Scent and its vagaries will no doubt always be a mysterious problem. How often have we seen hounds able to hunt quite well amongst the undergrowth, yet when they reached an open expanse of sand where the seal of an otter was plainly visible, they have crossed it without a single hound speaking. An instance of this comes to mind during the season of 1921, when hounds ran well across country, whereas on a sand-bank, literally padded flat with otter tracks, never a hound opened.
Although hounds may sometimes travel a long way up-stream without touching a drag, that does not always signify that you will not find. An instance of this comes to mind when we were hunting a small hill-stream. Hounds had covered some miles of water without a sign of a drag, and the field was becoming rather discouraged, when suddenly the pack opened in no uncertain manner, and began tearing at a holt on the bank. While hounds were thus occupied, the otter bolted and went downstream, and after a short hunt was accounted for. Until reaching the spot where hounds marked, there was little or no lying ground, and seeing that there was also no up-stream drag it pointed to the fact that our otter had travelled over a neighbouring watershed, and had entered the holt on his journey downstream. It is always well to remember that an otter may be found anywhere, and because there happens to be no drag up-stream that does not mean to say that you may not find when you reach the head waters.
Regarding the agility and jumping powers of otters we remember hounds finding an otter lying rough, which, after a certain amount of dusting up and down stream, jumped a wall into a road, passed under a motor car standing there, and went over another wall into the field beyond. Leaving the field it scaled a third wall before returning to the water. Eventually it took to some extensive coverts, and after running a ring through them, it was bowled over by hounds in the open as it was making its way back to the river. That an otter knows every inch of ground over which he has once travelled is made quite apparent to those who do much otter-hunting.
We have, in a previous chapter, told of an otter which travelled ten miles overland from one stream to another, going straight to the various smoots through the walls which barred its passage. In an emergency, too, an otter makes up his mind pretty quickly. On one occasion the terriers got to their otter in a drain, and after opening the latter, the otter backed out. The drain lay parallel to a hedge, and like a flash the otter darted through this, ran down behind it, and was into another underground retreat before anyone had time to realise his game.
As a rule, if two otters are put down together, the one which is not being hunted will promptly make itself scarce. We remember on one occasion, however, when hounds were hunting a bitch otter, the dog hung about in plain sight under a bridge, and remained there until the bitch was accounted for, after which he himself suffered the same fate.

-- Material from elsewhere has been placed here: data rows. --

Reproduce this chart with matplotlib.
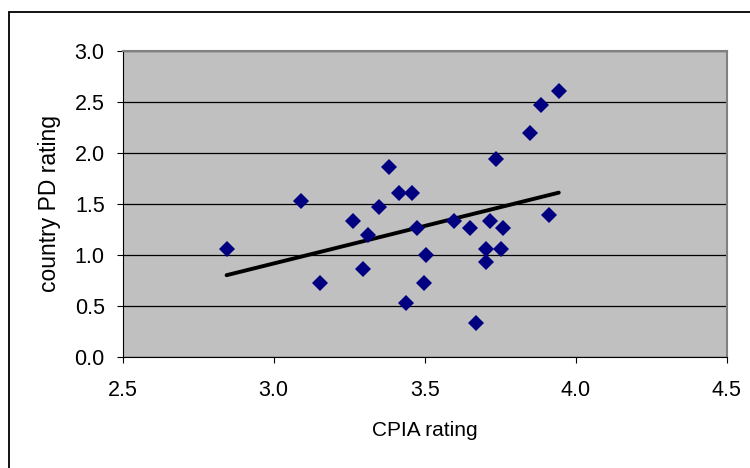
import matplotlib
matplotlib.use("Agg")
import matplotlib.pyplot as plt
from matplotlib.patches import Rectangle
import numpy as np

plt.rcParams['font.family'] = ['Liberation Sans', 'DejaVu Sans']

cpia = [2.844, 3.089, 3.154, 3.262, 3.295, 3.311, 3.348, 3.381, 3.414, 3.459,
        3.476, 3.439, 3.504, 3.498, 3.598, 3.651, 3.717, 3.758, 3.704, 3.752,
        3.704, 3.671, 3.737, 3.850, 3.884, 3.944, 3.911]
pd_rating = [1.054, 1.525, 0.720, 1.329, 0.858, 1.194, 1.469, 1.858, 1.603, 1.603,
             1.266, 0.524, 0.995, 0.720, 1.329, 1.266, 1.329, 1.266, 1.057, 1.057,
             0.933, 0.327, 1.937, 2.192, 2.467, 2.607, 1.388]
trend_x = [2.844, 3.944]
trend_y = [0.80, 1.61]
x_ticks = [2.5, 3.0, 3.5, 4.0, 4.5]
y_ticks = [0.0, 0.5, 1.0, 1.5, 2.0, 2.5, 3.0]
x_label = "CPIA rating"
y_label = "country PD rating"

fig = plt.figure(figsize=(7.5, 4.68), dpi=100)
fig.patch.set_facecolor('white')
fig.patches.append(Rectangle((8.7/750, -0.05), 1.2, 1 - 11.7/468 + 0.05,
                             transform=fig.transFigure, fill=False,
                             edgecolor='black', linewidth=1.3, zorder=0))

ax = fig.add_axes([122.7/750, 1 - 356.7/468, (726.7-122.7)/750, (356.7-51)/468])
ax.set_facecolor('#C0C0C0')
ax.set_xlim(2.5, 4.5)
ax.set_ylim(0, 3)
ax.set_xticks(x_ticks)
ax.set_yticks(y_ticks)
ax.set_xticklabels([f"{v:.1f}" for v in x_ticks])
ax.set_yticklabels([f"{v:.1f}" for v in y_ticks])
ax.tick_params(direction='out', length=4, width=0.8, labelsize=15.5, colors='black')
ax.tick_params(axis='x', pad=13)
ax.tick_params(axis='y', pad=9)
ax.yaxis.grid(True, color='black', linewidth=0.9)
ax.set_axisbelow(True)
for s in ['top', 'right']:
    ax.spines[s].set_color('#808080')
    ax.spines[s].set_linewidth(1.5)
for s in ['left', 'bottom']:
    ax.spines[s].set_color('black')
    ax.spines[s].set_linewidth(0.8)

ax.plot(trend_x, trend_y, color='black', linewidth=2.8, zorder=2, solid_capstyle='round')
ax.plot(cpia, pd_rating, linestyle='none', marker='D', markersize=8.5, color='#000080',
        markeredgewidth=0, zorder=3)

ax.set_xlabel(x_label, fontsize=15, labelpad=14)
ax.set_ylabel(y_label, fontsize=16.5, labelpad=10)

fig.savefig('out.png', dpi=100)
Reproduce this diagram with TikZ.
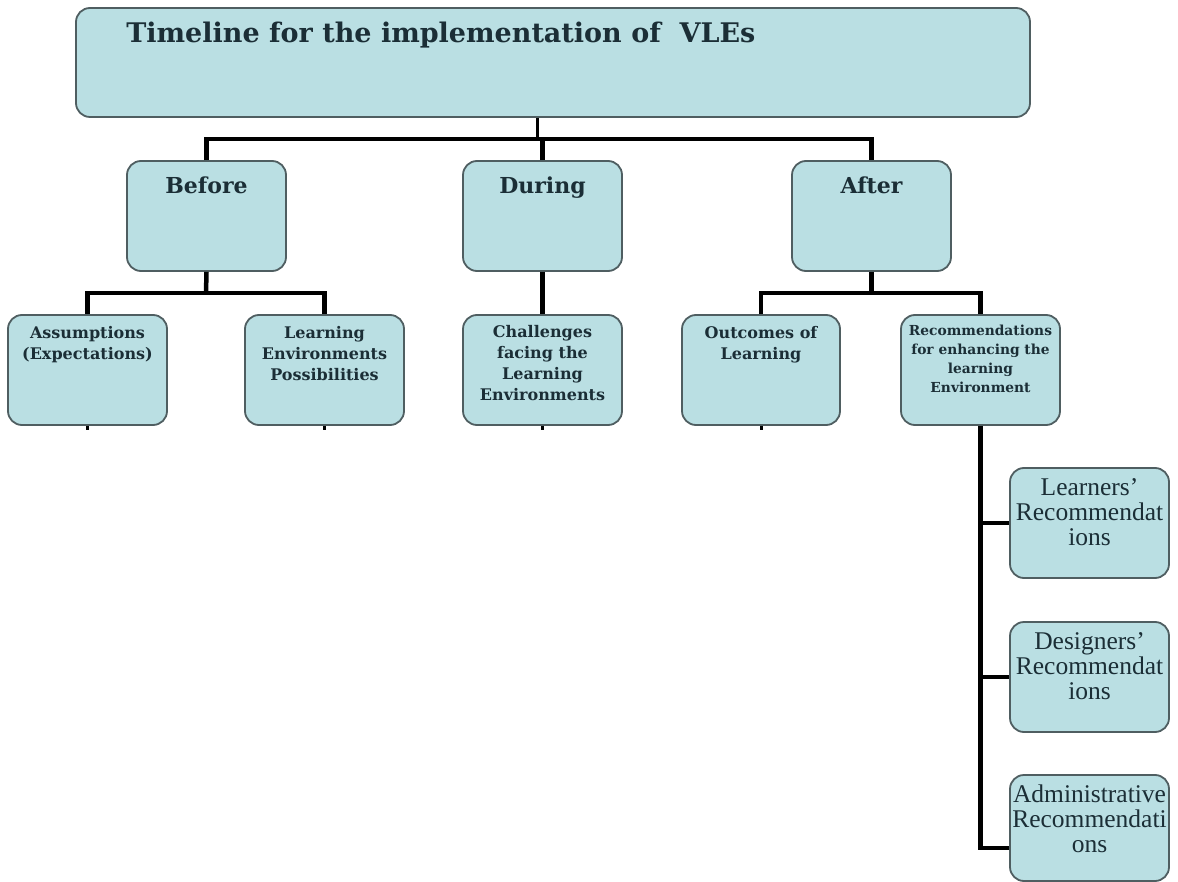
\documentclass[tikz,border=0pt]{standalone}
\usepackage{fontspec}
\setmainfont{Liberation Serif}
\newfontfamily\dvs{DejaVu Serif}
\definecolor{boxfill}{HTML}{BADFE3}
\definecolor{boxline}{HTML}{4F5E61}
\definecolor{txt}{HTML}{1B2E36}
\tikzset{
  box/.style={draw=boxline, line width=1.8pt, fill=boxfill, rounded corners=14pt, inner sep=0pt},
  conn/.style={draw=black, line width=4.5pt},
  thinconn/.style={draw=black, line width=3pt},
  lbl/.style={anchor=north, inner sep=0pt, text=txt, align=center},
  ttl/.style={lbl, font=\dvs\bfseries\fontsize{22}{26}\selectfont},
  sub/.style={lbl, font=\dvs\bfseries\fontsize{16}{21}\selectfont},
  subsm/.style={lbl, font=\dvs\bfseries\fontsize{13.8}{19}\selectfont},
  rec/.style={lbl, font=\fontsize{25.5}{25}\selectfont},
}
\begin{document}
\begin{tikzpicture}[x=1pt,y=-1pt]
\useasboundingbox (0,0) rectangle (1178,882);
% boxes
\node[box, minimum width=954pt, minimum height=109pt] (title) at (553,62.5) {};
\node[box, minimum width=159pt, minimum height=110pt] (before) at (206.5,216) {};
\node[box, minimum width=159pt, minimum height=110pt] (during) at (542.5,216) {};
\node[box, minimum width=159pt, minimum height=110pt] (after) at (871.5,216) {};
\node[box, minimum width=159pt, minimum height=110pt] (assump) at (87.5,370) {};
\node[box, minimum width=159pt, minimum height=110pt] (possib) at (324.5,370) {};
\node[box, minimum width=159pt, minimum height=110pt] (chall) at (542.5,370) {};
\node[box, minimum width=158pt, minimum height=110pt] (outc) at (761,370) {};
\node[box, minimum width=159pt, minimum height=110pt] (recom) at (980.5,370) {};
\node[box, minimum width=159pt, minimum height=110pt] (learn) at (1089.5,523) {};
\node[box, minimum width=159pt, minimum height=110pt] (design) at (1089.5,677) {};
\node[box, minimum width=159pt, minimum height=106pt] (admin) at (1089.5,828) {};
% labels
\node[anchor=north west, inner sep=0pt, text=txt, font=\dvs\bfseries\fontsize{27}{32}\selectfont] at ([xshift=51pt,yshift=-15pt]title.north west) {Timeline for the implementation of\ \ VLEs};
\node[ttl] at ([yshift=-16pt]before.north) {Before};
\node[ttl] at ([yshift=-16pt]during.north) {During};
\node[ttl] at ([yshift=-16pt]after.north) {After};
\node[sub] at ([yshift=-12pt]assump.north) {Assumptions\\(Expectations)};
\node[sub] at ([yshift=-12pt]possib.north) {Learning\\Environments\\Possibilities};
\node[sub] at ([yshift=-11pt]chall.north) {Challenges\\facing the\\Learning\\Environments};
\node[sub] at ([yshift=-12pt]outc.north) {Outcomes of\\Learning};
\node[subsm] at ([yshift=-11pt]recom.north) {Recommendations\\for enhancing the\\learning\\Environment};
\node[rec] at ([yshift=-11pt]learn.north) {Learners'\\Recommendat\\ions};
\node[rec] at ([yshift=-11pt]design.north) {Designers'\\Recommendat\\ions};
\node[rec] at ([yshift=-11pt]admin.north) {Administrative\\Recommendati\\ons};
% connectors level 1 -> 2
\coordinate (j0) at (537,139);
\coordinate (j1) at (206,293);
\coordinate (j2) at (871.5,293);
\coordinate (j3) at (980.5,848);
\draw[thinconn] (title.south -| j0) -- (j0);
\draw[conn] (before.north) -- (before.north |- j0) -- (after.north |- j0) -- (after.north);
\draw[conn] (during.north) -- (during.north |- j0);
% before -> level 3
\draw[conn] (before.south) -- (j1);
\draw[conn] (assump.north) -- (assump.north |- j1) -- (possib.north |- j1) -- (possib.north);
% during -> challenges
\draw[conn] (during.south) -- (chall.north);
% after -> level 3
\draw[conn] (after.south) -- (j2);
\draw[conn] (outc.north) -- (outc.north |- j2) -- (recom.north |- j2) -- (recom.north);
% recommendations -> level 4
\draw[conn] (recom.south) -- (j3);
\draw[conn] (recom.south |- learn.west) -- (learn.west);
\draw[conn] (recom.south |- design.west) -- (design.west);
\draw[conn] ([xshift=-2.25pt]j3) -- (j3 -| admin.west);
% small stubs under level-3 boxes
\foreach \n in {assump,possib,chall,outc}{
  \coordinate (\n-stub) at ([yshift=-4pt]\n.south);
  \draw[thinconn] (\n.south) -- (\n-stub);
}
\end{tikzpicture}
\end{document}
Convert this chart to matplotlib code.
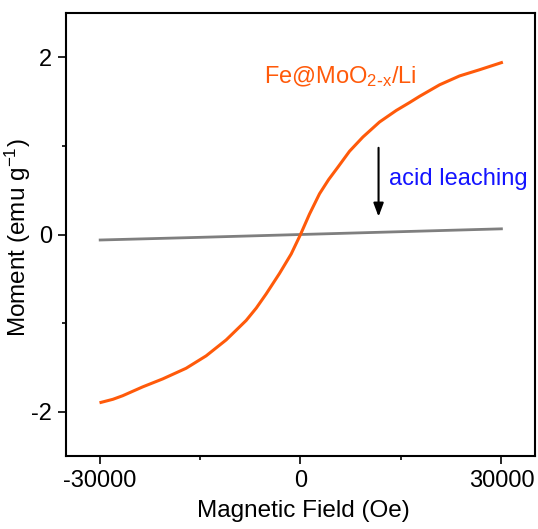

Otter-hunting is the least artificial of our British field sports. The otter is a wild animal, living the same free life that he has done for generations, and we have yet to learn a good deal concerning him. Being a great wanderer, he is here to-day and gone to-morrow, and his hunting provides more "glorious uncertainty" than the chase of any other beast. Before you can hunt him you must find him, but whereas with deer, fox, and hare, the finding is often the easiest part of the business, in the case of the otter it is the most difficult. In a previous chapter we have made brief mention of otter-hunting dress. In these days blue is the popular colour for Hunt livery, the material most favoured being woollen serge. We wonder how modern otter-hunters would like to wear the dress mentioned by Blaine, i.e., a green dress turned up with red, fur cap with gold band, and waterproof hip-boots decorated with red or gold tassels.
It was Somervile in The Chase who coined the phrase "sly goose-footed prowler," and gave to the world one of the best accounts of an otter-hunt ever penned. Otter-hunting seems to have been little catered for in the matter of songs pertaining to the sport. No doubt there are many purely local ditties concerning the doings of various packs, but few songs of real worth have made their appearance. In "The Poetry of Sport" by Hedley Peek, we find one or two, and in the "Otter-hunting Diary" of Mr James Lomax there are a couple of Lancashire otter-hunting songs. One of these songs is in dialect, and we take the liberty of quoting a verse or two for to anyone who understands broad Lancashire they convey a lively description of the sport. The song is entitled "The Hunt in the Hodder." In the first verse the narrator goes to the meet:
"Old Squire Lomax's dags I'd oft heerd um tell,
I bethought me one morning I'd see um mysell,
So I donn'd me, and reet off for Mytton dud trig,
Un I landed me just as they loosed under th' Brig.